By GM Bartlomiej Macieja

I couldn't believe my eyes when I read GM John Nunn's opinion: "The K-factor and the frequency of rating lists are unrelated to one another. Rating change depends on the number of games you have played. If you have played 40 games in six months, it doesn't make any difference whether FIDE publishes one rating list at the end of six months or one every day; you've still played the same number of games and the change in your rating should be the same."

It does make a significant difference how often rating lists are published. To understand this effect it is enough to imagine a player rated 2500 playing one tournament a month. With two rating lists published yearly, if he wins 10 points in every tournament, his rating after half a year will be 2500+6*10=2560. If rating lists are published four times a year, after three months his rating becomes 2500+3*10=2530 so it gets more difficult for him to gain rating points in further tournaments. After three more tournaments the player reaches the final rating of only about 2500+3*10+3*6=2548. With six rating lists published yearly, the final rating of the player (after half a year) is only about 2500+2*10+2*7+2*5=2544.

Obviously it is only an approximation, the exact values may slightly differ, however the effect is clear. The rating change, contrary to GM John Nunn's opinion, is not the same. And that's what I meant by: "The higher frequency of publishing rating lists reduces the effective value of the K-factor, thus the value of the K-factor needs to be increased in order not to make significant changes in the whole rating system.".

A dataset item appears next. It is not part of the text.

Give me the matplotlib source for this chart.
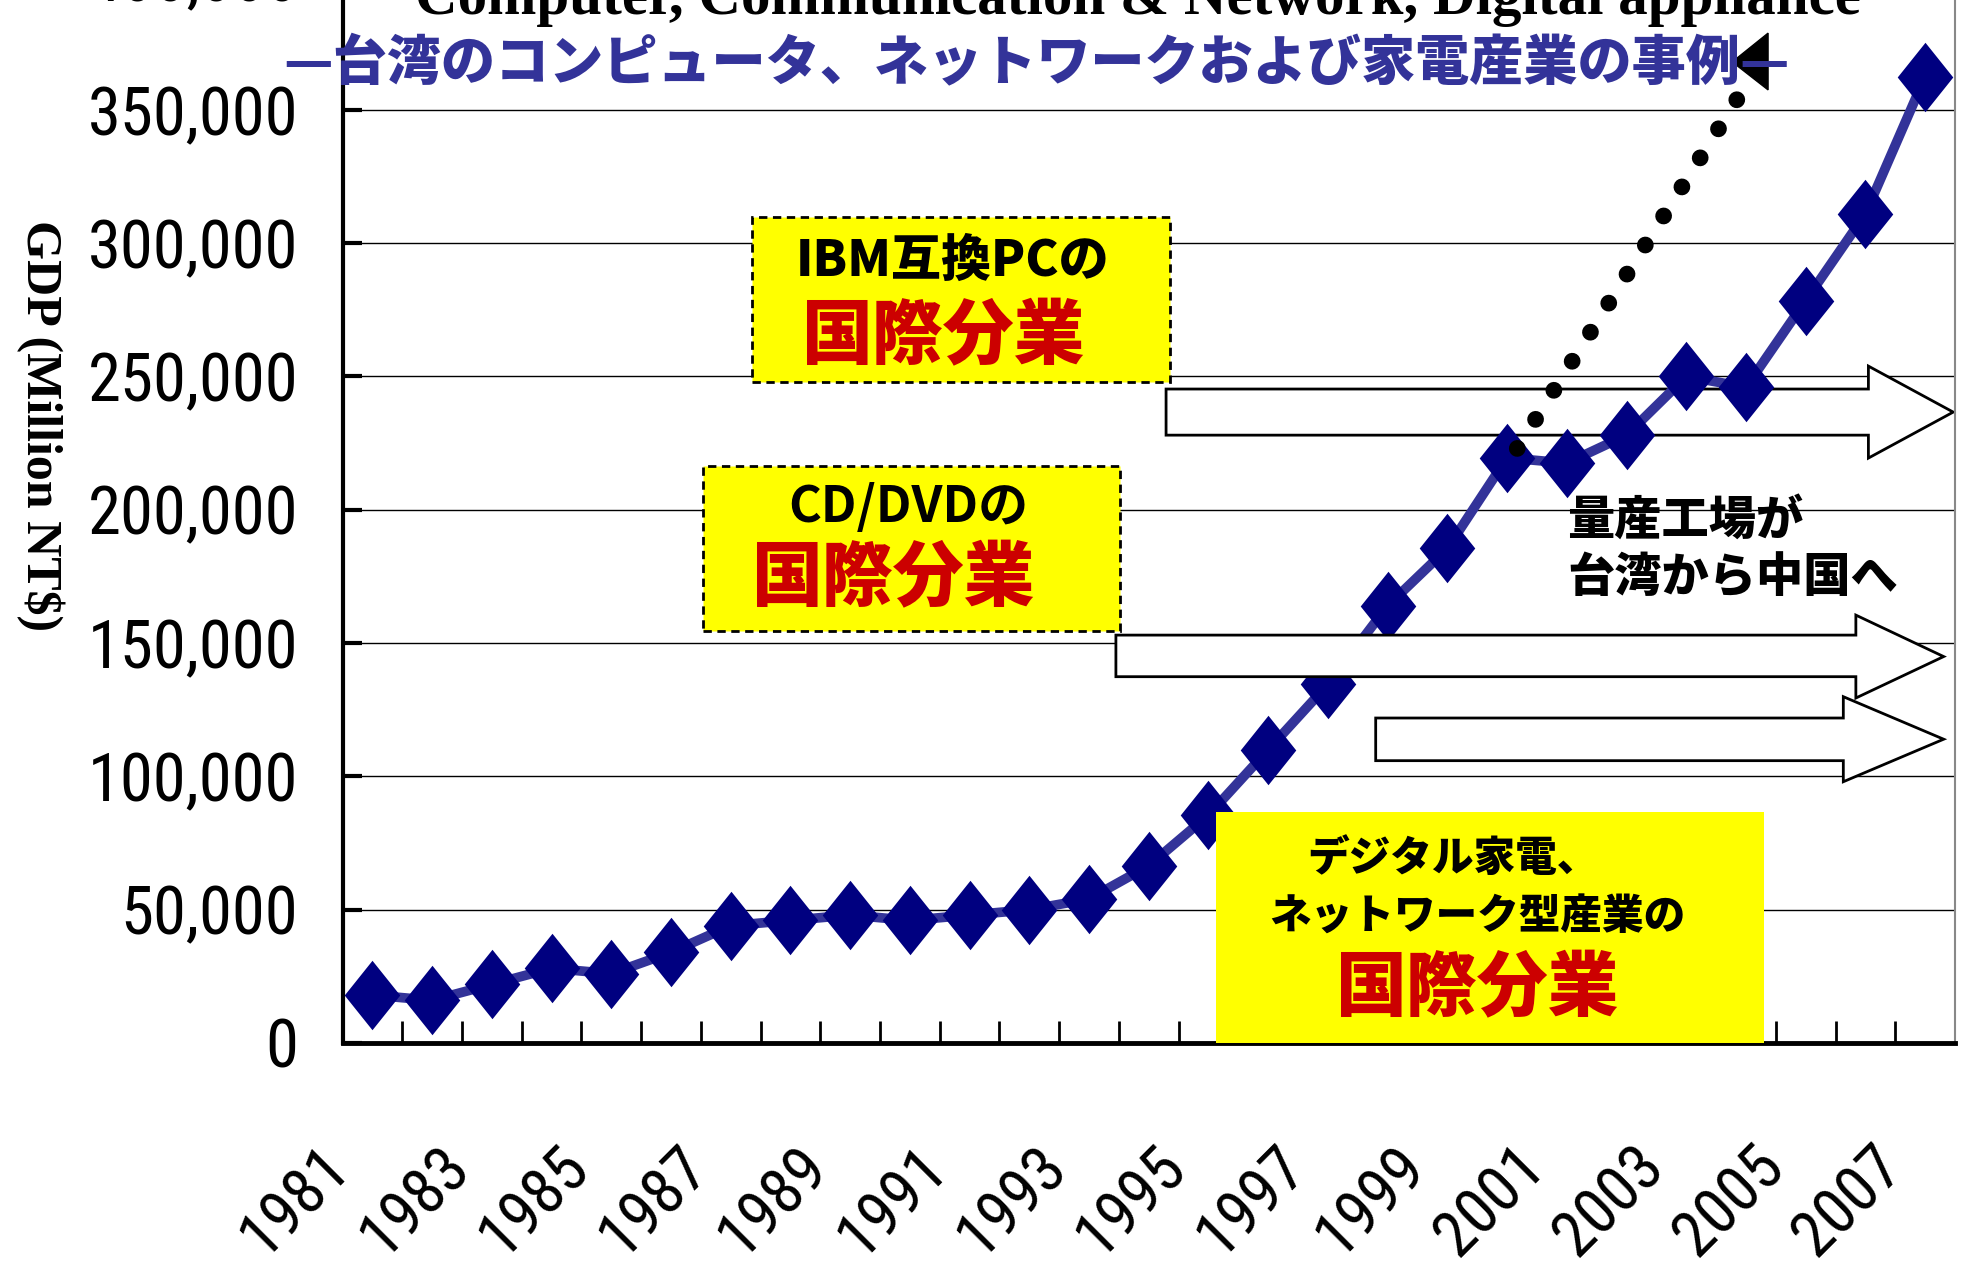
import numpy as np
import matplotlib
matplotlib.use('Agg')
import matplotlib.pyplot as plt
from matplotlib import font_manager as fm
from matplotlib.patches import Polygon, Rectangle
from matplotlib.transforms import ScaledTranslation

plt.rcParams['font.family'] = ['Noto Sans CJK JP', 'DejaVu Sans']
SERIF = ['Liberation Serif', 'DejaVu Serif']

# 数据：台湾 GDP (百万新台币)
years = list(range(1981, 2008))
gdp = [18000, 16000, 22000, 28000, 26000, 34000, 44000, 46000, 48000, 46000,
       48000, 50000, 54000, 66500, 85500, 110000, 134500, 164000, 185500, 219500,
       217500, 228000, 250000, 246000, 278500, 311000, 362500]
tick_years = years[::2]
yticks = list(range(0, 400001, 50000))

# 文字
title_en = 'Computer, Communication & Network, Digital appliance'
title_jp = '—台湾のコンピュータ、ネットワークおよび家電産業の事例—'
ylabel = 'GDP (Million NT$)'
box1_lines = ['IBM互換PCの', '国際分業']
box2_lines = ['CD/DVDの', '国際分業']
box3_lines = ['デジタル家電、', 'ネットワーク型産業の', '国際分業']
shift_text = '量産工場が\n台湾から中国へ'

# 找一个窄字体（没有就用普通 Liberation Sans 缩小）
narrow_file = None
for key in ['LiberationSansNarrow-Regular', 'RobotoCondensed-Regular',
            'NotoSans-CondensedMedium', 'NotoSans-Condensed', 'DejaVuSansCondensed.']:
    for f in fm.fontManager.ttflist:
        if key in f.fname.replace(' ', ''):
            narrow_file = f.fname
            break
    if narrow_file:
        break
if narrow_file:
    ytick_fp = fm.FontProperties(fname=narrow_file, size=48)
    xtick_fp = fm.FontProperties(fname=narrow_file, size=46)
else:
    ytick_fp = fm.FontProperties(family=['Liberation Sans', 'DejaVu Sans'], size=40)
    xtick_fp = fm.FontProperties(family=['Liberation Sans', 'DejaVu Sans'], size=38)

W, H = 1966, 1264
fig = plt.figure(figsize=(W / 100, H / 100), dpi=100)

def fx(x):
    return x / W

def fy(y):
    return 1 - y / H

# 坐标区域（上端超出画面，400,000 被裁掉）
ax = fig.add_axes([fx(342.5), fy(1043), (1955 - 342.5) / W, (1043 + 23.4) / H])
x = np.arange(len(years))

ax.plot(x, gdp, color='#333399', lw=7, zorder=3)
diamond = [(0, 1), (0.8, 0), (0, -1), (-0.8, 0), (0, 1)]
ax.plot(x, gdp, ls='none', marker=diamond, ms=50, mfc='#000080', mec='#000080',
        mew=0, zorder=4)

ax.set_xlim(-0.5, len(years) - 0.5)
ax.set_ylim(0, 400000)

ax.set_yticks(yticks)
ax.set_yticklabels([f'{v:,}' for v in yticks])
for lab in ax.get_yticklabels():
    lab.set_fontproperties(ytick_fp)
ax.yaxis.grid(True, color='black', lw=1)
ax.set_axisbelow(True)
ax.tick_params(axis='y', direction='in', length=14, width=3, pad=32)

ax.set_xticks(x[::2])
ax.set_xticklabels([str(y) for y in tick_years], rotation=45, ha='right', va='top')
ax.set_xticks(np.arange(0.5, len(years) - 0.5, 1), minor=True)
ax.tick_params(axis='x', which='major', length=0, pad=66)
ax.tick_params(axis='x', which='minor', direction='in', length=16, width=2)
for lab in ax.get_xticklabels():
    lab.set_fontproperties(xtick_fp)
    lab.set_transform(lab.get_transform() + ScaledTranslation(-0.10, 0, fig.dpi_scale_trans))

ax.spines['top'].set_visible(False)
ax.spines['left'].set_linewidth(3)
ax.spines['bottom'].set_linewidth(3.5)
ax.spines['right'].set_color('#888888')
ax.spines['right'].set_linewidth(1.5)

# 箭头（数据坐标）
def arrow(x0, xh, xt, s_lo, s_hi, h_lo, h_hi, z):
    yt = (h_lo + h_hi) / 2
    pts = [(x0, s_lo), (xh, s_lo), (xh, h_lo), (xt, yt), (xh, h_hi), (xh, s_hi), (x0, s_hi)]
    ax.add_patch(Polygon(pts, closed=True, fc='white', ec='black', lw=2,
                         zorder=z, clip_on=False))

arrow(13.29, 25.05, 26.47, 228000, 245300, 219400, 253900, 2.5)
arrow(12.45, 24.84, 26.31, 137400, 153000, 129400, 160500, 5)
arrow(16.80, 24.63, 26.31, 105900, 121900, 98000, 129900, 5)

# 点线趋势
ax.plot([19.17, 22.95], [223000, 357500], color='black', lw=12,
        ls=(0, (0.01, 2.05)), dash_capstyle='round', zorder=6, clip_on=False)
ax.add_patch(Polygon([(22.77, 368000), (23.37, 378800), (23.37, 357500)],
                     closed=True, fc='black', ec='black', zorder=6, clip_on=False))

# 标题
fig.text(fx(1138), fy(14), title_en, family=SERIF, fontweight='bold',
         fontsize=42.5, ha='center', va='baseline')
fig.text(fx(1037), fy(63), title_jp, color='#333399', fontsize=39,
         fontweight='heavy', ha='center', va='center', zorder=10)
fig.text(fx(40), fy(426), ylabel, family=SERIF, fontweight='bold',
         fontsize=36, rotation=270, ha='center', va='center')

# 黄色框
def box(x0, y0, x1, y1, dashed):
    r = Rectangle((fx(x0), fy(y1)), fx(x1) - fx(x0), fy(y0) - fy(y1),
                  transform=fig.transFigure, fc='#FFFF00',
                  ec='black' if dashed else 'none', lw=2,
                  ls=(0, (3, 2)) if dashed else '-', zorder=5)
    fig.add_artist(r)

box(752, 217, 1170, 382, True)
box(703, 466, 1120, 631, True)
box(1216, 812, 1764, 1043, False)

fig.text(fx(953), fy(261), box1_lines[0], fontsize=36, fontweight='heavy',
         ha='center', va='center', zorder=6)
fig.text(fx(944), fy(338), box1_lines[1], fontsize=51, fontweight='heavy',
         color='#CC0000', ha='center', va='center', zorder=6)
fig.text(fx(908), fy(508), box2_lines[0], fontsize=36, fontweight='bold',
         ha='center', va='center', zorder=6)
fig.text(fx(894), fy(580), box2_lines[1], fontsize=51, fontweight='heavy',
         color='#CC0000', ha='center', va='center', zorder=6)
fig.text(fx(1453), fy(859), box3_lines[0], fontsize=30, fontweight='heavy',
         ha='center', va='center', zorder=6)
fig.text(fx(1477), fy(918), box3_lines[1], fontsize=30, fontweight='heavy',
         ha='center', va='center', zorder=6)
fig.text(fx(1478), fy(990), box3_lines[2], fontsize=51, fontweight='heavy',
         color='#CC0000', ha='center', va='center', zorder=6)

fig.text(fx(1567), fy(549), shift_text, fontsize=34, fontweight='heavy',
         ha='left', va='center', linespacing=1.25, zorder=6)

fig.savefig('out.png', dpi=100)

There are many possible ways to establish the correct value of the K-factor. For sure the following approach desires attention:

Let's imagine two players with different initial ratings, let's say 2500 and 2600, achieving exactly the same results against exactly the same opponents for a year. The main idea of the Elo system is that if two players do participate in tournaments and show exactly the same results, their ratings should be the same. You can think about it also as "forgetting about very old results". Please note that it is by far not the same approach as used in many other sports, for instance in tennis. In the Elo system, if a player doesn't participate in tournaments, his rating doesn't change (I don't want to discuss now if it is correct or not). But if he does, there is no reason why his rating should be different from the rating of another player achieving exactly the same results against exactly the same opponents.

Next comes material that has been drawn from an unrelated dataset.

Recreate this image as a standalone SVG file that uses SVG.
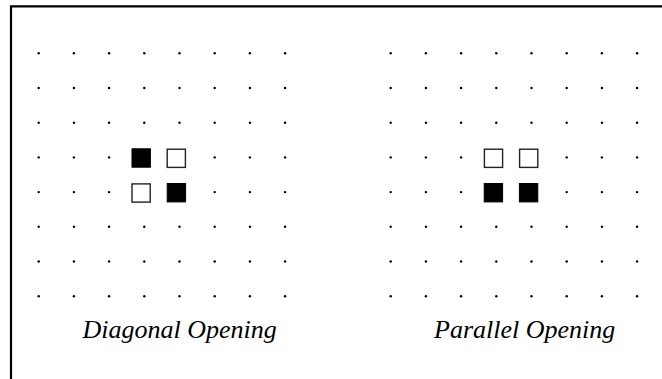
<svg xmlns="http://www.w3.org/2000/svg" xmlns:xlink="http://www.w3.org/1999/xlink" width="662" height="379" viewBox="0 0 662 379">
<style>
.frame{fill:none;stroke:#000;stroke-width:2.2}
.dot{fill:#000}
.blk{fill:#000;stroke:#000;stroke-width:1}
.wht{fill:#fff;stroke:#222;stroke-width:1.4}
.lbl{font-family:"Liberation Serif","Times New Roman",serif;font-style:italic;font-size:26px;fill:#000}
</style>
<defs>
<g id="row">
<circle class="dot" cx="0" cy="0" r="1.2"/>
<circle class="dot" cx="35.2" cy="0" r="1.2"/>
<circle class="dot" cx="70.4" cy="0" r="1.2"/>
<circle class="dot" cx="105.6" cy="0" r="1.2"/>
<circle class="dot" cx="140.8" cy="0" r="1.2"/>
<circle class="dot" cx="176" cy="0" r="1.2"/>
<circle class="dot" cx="211.2" cy="0" r="1.2"/>
<circle class="dot" cx="246.4" cy="0" r="1.2"/>
</g>
<g id="grid">
<use xlink:href="#row" y="0"/>
<use xlink:href="#row" y="34.7"/>
<use xlink:href="#row" y="69.4"/>
<use xlink:href="#row" y="104.1"/>
<use xlink:href="#row" y="138.8"/>
<use xlink:href="#row" y="173.5"/>
<use xlink:href="#row" y="208.2"/>
<use xlink:href="#row" y="242.9"/>
</g>
</defs>
<path class="frame" d="M11,379 V6.3 H662"/>
<g id="diagonal">
<use xlink:href="#grid" x="38.7" y="53.3"/>
<rect class="blk" x="132" y="148.8" width="18.4" height="18.4"/>
<rect class="wht" x="167.2" y="149.2" width="18.2" height="18.2"/>
<rect class="wht" x="167.2" y="149.2" width="18.2" height="18.2" transform="translate(-35.2,34.7)"/>
<rect class="blk" x="167.2" y="183.5" width="18.4" height="18.4"/>
<text class="lbl" x="82.5" y="338">Diagonal Opening</text>
</g>
<g id="parallel">
<use xlink:href="#grid" x="390.7" y="53.3"/>
<rect class="wht" x="484.4" y="149.2" width="18.2" height="18.2"/>
<rect class="wht" x="519.6" y="149.2" width="18.2" height="18.2"/>
<rect class="blk" x="484.2" y="183.5" width="18.4" height="18.4"/>
<rect class="blk" x="519.4" y="183.5" width="18.4" height="18.4"/>
<text class="lbl" x="434" y="338">Parallel Opening</text>
</g>
<g id="connectors"/>
</svg>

With one rating list published yearly, as was initially done by FIDE, the value of at least K=700/N was needed to reach the goal. As the majority of professional players play more than 70 rated games per year, the value of K=10 would play its role. However, with more rating lists published yearly, the initially higher rated player will always have higher rating than his initially lower rated colleague (if both achieve exactly the same results), unless the K-factor is extremely high. For this reason it is better to ask the question, which value of the K-factor will reduce the initial difference of ratings by 100 (for instance from 100 points to only 1 point) in a year?

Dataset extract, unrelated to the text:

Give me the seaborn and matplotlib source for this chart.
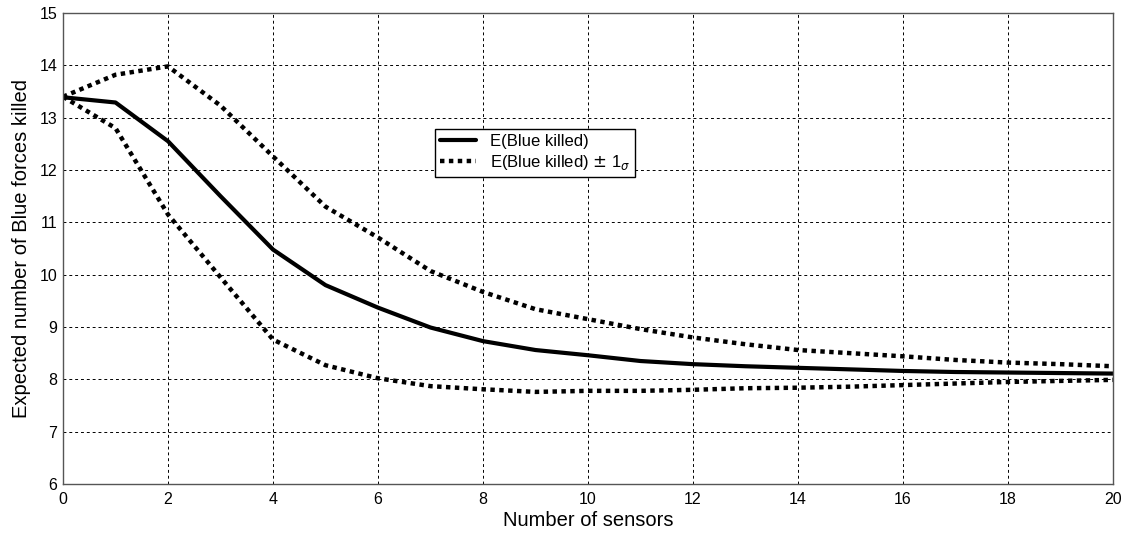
import numpy as np
import pandas as pd
import matplotlib
matplotlib.use("Agg")
import matplotlib.pyplot as plt
import seaborn as sns

sensors = list(range(0, 21))
mean_killed = [13.39, 13.29, 12.55, 11.5, 10.48, 9.8, 9.37, 8.99, 8.73, 8.56, 8.46,
               8.35, 8.29, 8.25, 8.22, 8.19, 8.16, 8.14, 8.13, 8.12, 8.11]
upper_killed = [13.4, 13.82, 13.98, 13.23, 12.26, 11.3, 10.71, 10.07, 9.67, 9.34, 9.15,
                8.96, 8.8, 8.67, 8.56, 8.5, 8.44, 8.37, 8.32, 8.29, 8.25]
lower_killed = [13.4, 12.8, 11.15, 9.95, 8.76, 8.27, 8.02, 7.87, 7.81, 7.76, 7.78,
                7.78, 7.8, 7.83, 7.84, 7.86, 7.89, 7.92, 7.95, 7.97, 7.99]

df = pd.DataFrame({'sensors': sensors, 'mean': mean_killed,
                   'upper': upper_killed, 'lower': lower_killed})

sns.set_style('white')
plt.rcParams['font.family'] = ['Liberation Sans', 'DejaVu Sans']
plt.rcParams['text.color'] = 'black'
plt.rcParams['axes.labelcolor'] = 'black'

fig, ax = plt.subplots(figsize=(11.26, 5.4), dpi=100)
fig.subplots_adjust(left=63/1126, right=1113/1126, top=1-13/540, bottom=1-484/540)

sns.lineplot(data=df, x='sensors', y='mean', ax=ax, color='black', linewidth=3.0,
             label='E(Blue killed)')
sns.lineplot(data=df, x='sensors', y='upper', ax=ax, color='black', linewidth=3.2,
             linestyle=(0, (1, 1)), dash_capstyle='butt',
             label='E(Blue killed) $\\pm$ 1$_{\\sigma}$')
sns.lineplot(data=df, x='sensors', y='lower', ax=ax, color='black', linewidth=3.2,
             linestyle=(0, (1, 1)), dash_capstyle='butt', label='_nolegend_')

ax.set_xlim(0, 20)
ax.set_ylim(6, 15)
ax.set_xticks(range(0, 21, 2))
ax.set_yticks(range(6, 16))
ax.grid(True, color='black', linestyle=(0, (3, 3)), linewidth=0.7)
ax.tick_params(direction='in', length=5, labelsize=11.5, colors='black')
ax.tick_params(axis='x', pad=6)
ax.tick_params(axis='y', pad=4)
for sp in ax.spines.values():
    sp.set_color('#555555')
    sp.set_linewidth(1.0)

ax.set_xlabel('Number of sensors', fontsize=14.5, labelpad=3, color='black')
ax.set_ylabel('Expected number of Blue forces killed', fontsize=14.5, labelpad=6, color='black')

leg = ax.legend(loc='upper left', bbox_to_anchor=(0.354, 0.754), fontsize=12,
                frameon=True, fancybox=False, framealpha=1, edgecolor='black',
                handlelength=2.2, borderpad=0.3, labelspacing=0.25,
                borderaxespad=0, labelcolor='black')
leg.get_frame().set_linewidth(1.0)

plt.savefig('out.png', dpi=100)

In a good approximation, the answer is K = (m*700/N)*[1-(0,01)(1/m)], where m is the number of lists published per year. For N=80 (suggestion of GM John Nunn), we get: if m=2 -> K should be 16, if m=4 -> K should be 24, if m=6 -> K should be 28. Otherwise, an initially higher rated player may still have a higher rating a year later even if he was achieving worse results than an initially lower rated player. It would not only be strange, but also unfair, as for many competitions, including the World Championship Cycle, the participants are qualified by rating. Please note, that if N is lower, the K-factor should be even bigger.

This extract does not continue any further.